Advertência: isto não é um texto de efervescência sindicalista contra a classe empresarial. Não me entreguei, qual noivo cegado pela ingenuidade, num enlace com os excitados detractores do “grande capital” em particular e do capitalismo em geral.
Maioridade equaciona responsabilidade. Capacidade para assumir as consequências dos actos. Quando um jovem chega à idade adulta e reclama para si emancipação paternal não pode depois esperar que, nos momentos de aperto, os progenitores apareçam quais figuras sebastiânicas a conferir a tutela aguardada. Os meninos que dançam assim, a descompasso com as suas responsabilidades, não são credores de confiança. É como se tivessem apenas um olho bom e, quando este entra na penumbra, se recusem a olhar as coisas através do olho mau. Ficam à espera que alguém o faça em sua vez. São crescidinhos dentro de uma mente que ainda adolesce.

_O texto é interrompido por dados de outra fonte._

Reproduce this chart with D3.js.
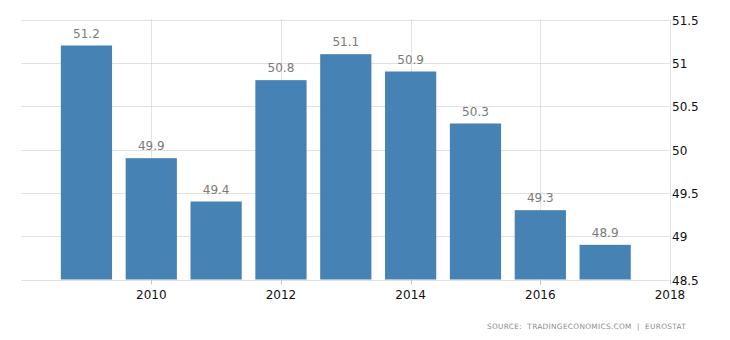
<!DOCTYPE html>
<html><head><meta charset="utf-8">
<script src="https://cdn.jsdelivr.net/npm/d3@7"></script>
<style>html,body{margin:0;padding:0;background:#fff;}svg{display:block;}</style>
</head><body>
<script>
const years = [2009, 2010, 2011, 2012, 2013, 2014, 2015, 2016, 2017];
const values = [51.2, 49.9, 49.4, 50.8, 51.1, 50.9, 50.3, 49.3, 48.9];
const xTicks = [2010, 2012, 2014, 2016, 2018];
const yTicks = [48.5, 49, 49.5, 50, 50.5, 51, 51.5];
const sourceParts = ["SOURCE:", "TRADINGECONOMICS.COM", "|", "EUROSTAT"];

const W = 730, H = 340;
const svg = d3.select("body").append("svg").attr("width", W).attr("height", H);

const x = d3.scaleLinear().domain([2008, 2018]).range([21.6, 670]);
const y = d3.scaleLinear().domain([48.5, 51.5]).range([279.5, 19.5]);
const step = x(2009) - x(2008);
const bw = step * 0.79;

// horizontal grid
svg.append("g").selectAll("line").data(yTicks).join("line")
  .attr("x1", x(2008)).attr("x2", x(2018))
  .attr("y1", d => Math.round(y(d)) + 0.5).attr("y2", d => Math.round(y(d)) + 0.5)
  .attr("stroke", "#c4c4c4").attr("stroke-width", 1).attr("stroke-dasharray", "1,1");

// vertical grid
svg.append("g").selectAll("line").data(xTicks).join("line")
  .attr("x1", d => Math.round(x(d)) + 0.5).attr("x2", d => Math.round(x(d)) + 0.5)
  .attr("y1", y(51.5)).attr("y2", y(48.5))
  .attr("stroke", "#c4c4c4").attr("stroke-width", 1).attr("stroke-dasharray", "1,1");

// bars
svg.append("g").selectAll("rect").data(years).join("rect")
  .attr("x", (d) => x(d) - bw / 2)
  .attr("width", bw)
  .attr("y", (d, i) => y(values[i]))
  .attr("height", (d, i) => y(48.5) - y(values[i]))
  .attr("fill", "#4682b4");

// value labels
svg.append("g").selectAll("text").data(years).join("text")
  .attr("x", d => x(d))
  .attr("y", (d, i) => y(values[i]) - 8)
  .attr("text-anchor", "middle")
  .attr("font-family", "'DejaVu Sans', sans-serif")
  .attr("font-size", 12)
  .attr("fill", "#7a7a7a")
  .text((d, i) => values[i]);

// x axis ticks and labels
const xa = svg.append("g");
xa.selectAll("line").data(xTicks).join("line")
  .attr("x1", d => Math.round(x(d)) + 0.5).attr("x2", d => Math.round(x(d)) + 0.5)
  .attr("y1", y(48.5)).attr("y2", y(48.5) + 5)
  .attr("stroke", "#c4c4c4");
xa.selectAll("text").data(xTicks).join("text")
  .attr("x", d => x(d)).attr("y", 299)
  .attr("text-anchor", "middle")
  .attr("font-family", "'DejaVu Sans', sans-serif")
  .attr("font-size", 12)
  .attr("fill", "#111")
  .text(d => d);

// y axis labels (right)
svg.append("g").selectAll("text").data(yTicks).join("text")
  .attr("x", x(2018) + 2).attr("y", d => y(d) + 5)
  .attr("font-family", "'DejaVu Sans', sans-serif")
  .attr("font-size", 12)
  .attr("fill", "#111")
  .text(d => d);

// source text: one line, font size fitted so the natural width matches the reference
const src = svg.append("text")
  .attr("x", 487).attr("y", 329)
  .attr("font-family", "'DejaVu Sans', sans-serif")
  .attr("font-size", 9)
  .attr("fill", "#8a8a8a")
  .attr("letter-spacing", 0.3)
  .attr("xml:space", "preserve")
  .text(sourceParts.join("\u00a0\u00a0"));
const natural = src.node().getComputedTextLength();
const target = 197;
src.attr("font-size", 9 * target / natural);
</script>
</body></html>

É a falta de hábito de agirem por si, a falta de hábito de suportarem todas as responsabilidades que a idade maior – e a lei – chamam a si. Se preciso for, é vê-los fautores de uma guerra de gerações inútil, fátua, apenas um exercício de afirmação pessoal diante dos mais velhos de quem exigem carta de alforria. Hostilizam os mais velhos. Não admitem ingerências. Qualquer palpite ou sugestão dos mais velhos é furiosamente atacado: ai daqueles que pisarem a sua coutada. E confundem muitas coisas: sugestões com intromissões; preocupação com zelo intolerável; as interrogações feitas com o leme da sua vida tomado por quem as faz, logo as interrogações proibidas. Ao primeiro contacto com a dureza da realidade, ao primeiro contratempo, recolhem-se chorosos debaixo da asa protectora de quem se querem libertar. Imersos no mais profundo contra-senso. A credibilidade maculada.
Vale para arroubados jovens sabedores da independência acabada de conquistar. Como vale para uma classe empresarial sem nível, campeã dos queixumes, sempre de dedo erguido contra as intromissões do poder político, contra os obstáculos semeados pela burocracia do Estado. Em momentos áureos – quando adivinham as vacas gordas e as ajudas públicas são desprezáveis – denunciam as desajudas do Estado. Que está omnipresente, figura dominante e tutelar da economia. Um entrave aos negócios. Reclamam: se há atraso, as culpas moram alhures, nos trabalhadores preguiçosos e nos sindicalistas malandros, nos ministros que só assinam papeis a preceito com prebendas pelo meio, da inconcebível burocracia que bloqueia em vez de facilitar.
A prova dos nove da mediocridade chega quando as nuvens negras tingem o firmamento. Quando os lucros encolhem, e encolhem tanto que dão lugar aos prejuízos. Convivem mal com a concorrência que vem de fora, esgravatando a retórica dos “interesses nacionais” ao mesmo tempo que estendem a mão em direcção da piedade dos governantes. Conseguem iludir as massas: o “interesse nacional” resume-se ao seu próprio interesse. Portam-se como meninos birrentos que esboçam o beicinho lamechas que aplana terreno para a complacência de quem governa. Nessa altura, esquecem discursos exaltados que reclamam a separação das águas. Já não exigem que o mercado navegue num mar diferente do navegado pelo Estado.
Quando o nó aperta tanto que a asfixia ameaça, já não há mercado que queira viver emancipado dos poderes públicos. Sobra um concubinato estranho entre dois parceiros que se olham como rivais, mas que gostam de estender a mão um ao outro. Um sucedâneo de amor-ódio. Quem exerce a tutela, adora sentir o poder que se reforça quando os vínculos de dependência sobem pela mendicidade penosamente mostrada pelos empresários. Estes, de cada vez que estendem a mão em busca de piedosa esmola, humilham-se na negação dos gloriosos discursos de emancipação quando as vacas eram gordas. Entregam o seu destino na generosidade dos governantes.
Simpatia nula pelos sindicatos. E, todavia, fazem sentido quando em redor gravitam empresários que lutam, com denodo, para se enterrarem no lodaçal da ambiguidade. Dirão que são militantes do pragmatismo. Que os grandes negócios se fazem à mesa da política, com os políticos que efemeramente ocupam sinecuras. Convém agradar aos governantes, sob pena dos negócios irem parar às mãos de rivais. Há quem lhe chame concubinato (se forem mais simpáticos, solta-se o rótulo do pragmatismo); há quem a este comportamento chame uma palavra impronunciável para ouvidos sensíveis ao calão.